Most 10-12' high tennis court fences with no wind shield can withstand gusts exceeding 50 mph. The problem is when a wind or shade cover is hung on the fence, you have in a sense built a giant sail. The constant blowing of the wind will lean a normal chain link fence without a gust of 50 mph.

If you intended to hang the cover on the fence from the beginning, it should have been built much stronger than normal. In addition some consideration must be given to wind slits. These are spaces in your cover that allow wind to pass through. A vertical space every 10-20' along the fence helps. Leaving a space of 1-2' under the cover allows another place for the wind to escape through your structure. Installing two layers of cover horizontally with a 1' space between them, say 7' above the ground is another type of wind slit. Using a type of material that is a little porous will allow for some wind to pass through also.

The posts for a 10-12' high chain link fence should be no smaller than 2 1/2" O.D. with a heavy wall of HF40 pipe or sch. 40. This is without consideration of adding wind catching surfaces. The normal post spacing for a normal chain link is no more than 10'.

If planning to add a solid shade or wind cover, including any sort of privacy slats, the post diameters should be increased to a minimum of 3" O.D. and the post spacing should be no more than 8' apart. Solid fences in high wind areas could require 4" O.D. posts with even closer spacing, like 6' apart, but this is unusual.

In addition to this, the concrete footers and depths should be increased. Footers should be a minimum of three times the diameter of the pipe used. We commonly use a minimum 12" diameter footer even for posts less than 4" O.D. The depth of a normal footer should be 36" in most areas, but 42" in this case. The post need not go to the bottom of the footer, but should be no less than 6" from the bottom. Where extreme high winds are expected, 48" deep footers are not unrealistic.

To understand why your fence failed, you must first see if the preceding guidelines were followed. The next thing is to examine the damage. Did the footers lean with the post and the posts did not really bend? If so, the post did not fail, the footer did. Did the footer remain stable and the post bent at or near the footer top. If so, this indicates post failure. Perhaps the posts were spaced too far apart or their diameter or wall thickness were too small.

Did you tell the contractor that you intended to install a solid cover on the fence? It is not likely a contractor would install a suitable fence for this purpose, unless you told him your intentions. It would be the same principle, if you had tied your prize breeding bull to a fence post and expected the post not to move.

Another reality is that the wind may have gotten the best of your fence due to no other reason than what we call an "Act of God". Your insurance should cover this, if you have the proper type.

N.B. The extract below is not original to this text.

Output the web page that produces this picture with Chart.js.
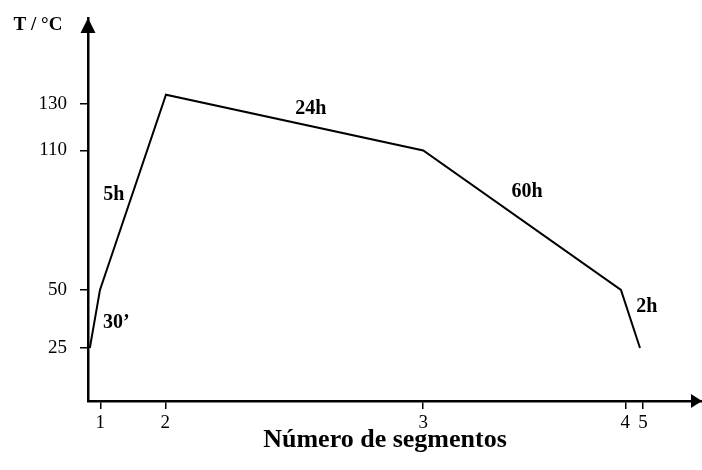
<!DOCTYPE html>
<html><head><meta charset="utf-8">
<script src="https://cdn.jsdelivr.net/npm/chart.js@4/dist/chart.umd.min.js"></script>
<style>html,body{margin:0;padding:0;background:#fff}#wrap{width:702px;height:470px;position:relative}</style>
</head><body><div id="wrap"><canvas id="c"></canvas></div>
<script>
// Data (schematic x positions along the time axis, temperature in °C)
const segmentTickLabels = ['1', '2', '3', '4', '5'];
const segmentTickPositions = [2.0, 12.6, 54.6, 87.5, 90.4];
const pointX = [0.3, 1.95, 12.7, 54.6, 86.8, 89.9];
const temperature = [25, 50, 134, 110, 50, 25];
const temperatureTicks = [25, 50, 110, 130];
const segmentDurations = ['30’', '5h', '24h', '60h', '2h'];
const durationX = [4.6, 4.2, 36.3, 71.5, 91.0];
const durationY = [36, 91, 128, 92, 42.6];

const SERIF = '"Liberation Serif", "Times New Roman", serif';

const annotations = {
  id: 'annotations',
  afterDraw(chart) {
    const {ctx, chartArea, scales} = chart;
    ctx.save();
    ctx.fillStyle = '#000';
    // axis arrows
    ctx.beginPath();
    ctx.moveTo(chartArea.left, chartArea.top);
    ctx.lineTo(chartArea.left - 7.5, chartArea.top + 15);
    ctx.lineTo(chartArea.left + 7.5, chartArea.top + 15);
    ctx.closePath();
    ctx.fill();
    ctx.beginPath();
    ctx.moveTo(chartArea.right, chartArea.bottom);
    ctx.lineTo(chartArea.right - 11, chartArea.bottom - 7);
    ctx.lineTo(chartArea.right - 11, chartArea.bottom + 7);
    ctx.closePath();
    ctx.fill();
    // segment duration labels
    ctx.font = 'bold 20px ' + SERIF;
    ctx.textAlign = 'center';
    ctx.textBaseline = 'middle';
    segmentDurations.forEach((t, i) => {
      ctx.fillText(t, scales.x.getPixelForValue(durationX[i]), scales.y.getPixelForValue(durationY[i]));
    });
    // axis titles
    ctx.font = 'bold 19px ' + SERIF;
    ctx.fillText('T / °C', 38, chartArea.top + 7);
    ctx.font = 'bold 26px ' + SERIF;
    ctx.fillText('Número de segmentos', 385, chartArea.bottom + 39);
    ctx.restore();
  }
};

new Chart(document.getElementById('c'), {
  type: 'scatter',
  data: {
    datasets: [{
      data: pointX.map((x, i) => ({x, y: temperature[i]})),
      showLine: true,
      borderColor: '#000',
      borderWidth: 2,
      pointRadius: 0,
      tension: 0,
      fill: false
    }]
  },
  options: {
    responsive: true,
    maintainAspectRatio: false,
    animation: false,
    layout: {padding: {top: 18, right: 0, bottom: 0, left: 0}},
    plugins: {legend: {display: false}, tooltip: {enabled: false}},
    scales: {
      x: {
        type: 'linear', min: 0, max: 100,
        afterFit(s) { s.height = 69; s.paddingLeft = 0; s.paddingRight = 0; },
        afterBuildTicks(s) { s.ticks = segmentTickPositions.map(v => ({value: v})); },
        grid: {display: true, drawOnChartArea: false, drawTicks: true, tickLength: 8, color: '#000', lineWidth: 1.5},
        border: {display: true, color: '#000', width: 2.5},
        ticks: {
          autoSkip: false, maxRotation: 0, padding: 3, color: '#000',
          font: {family: SERIF, size: 19},
          callback: (v, i) => segmentTickLabels[i]
        }
      },
      y: {
        type: 'linear', min: 2.2, max: 167,
        afterFit(s) { s.width = 88; s.paddingTop = 0; s.paddingBottom = 0; },
        afterBuildTicks(s) { s.ticks = temperatureTicks.map(v => ({value: v})); },
        grid: {display: true, drawOnChartArea: false, drawTicks: true, tickLength: 8, color: '#000', lineWidth: 1.5},
        border: {display: true, color: '#000', width: 2.5},
        ticks: {
          autoSkip: false, padding: 13, color: '#000',
          font: {family: SERIF, size: 19},
          callback: v => String(v)
        }
      }
    }
  },
  plugins: [annotations]
});
</script>
</body></html>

Years ago we installed a 6' high solid wood fence that later was in the direct path of a tornado. Remarkably the tornado tore all the pickets and 2 x 4 rails off the posts leaving 4 x 4 posts still standing in their 10" diameter x 36" deep footers. In addition these post footers had been "belled" at the bottom. Only a few posts were broken and needed replaced. The rest were used in repairing the fence. An unusual occurrence, perhaps, but true enough. In this case the boards went flying before the posts. The repaired fence is still standing today in Newton Falls, Ohio. (Downtown Newton Falls was all but destroyed that day). Short of a tornado, a good fence should withstand most storms, if it is built properly.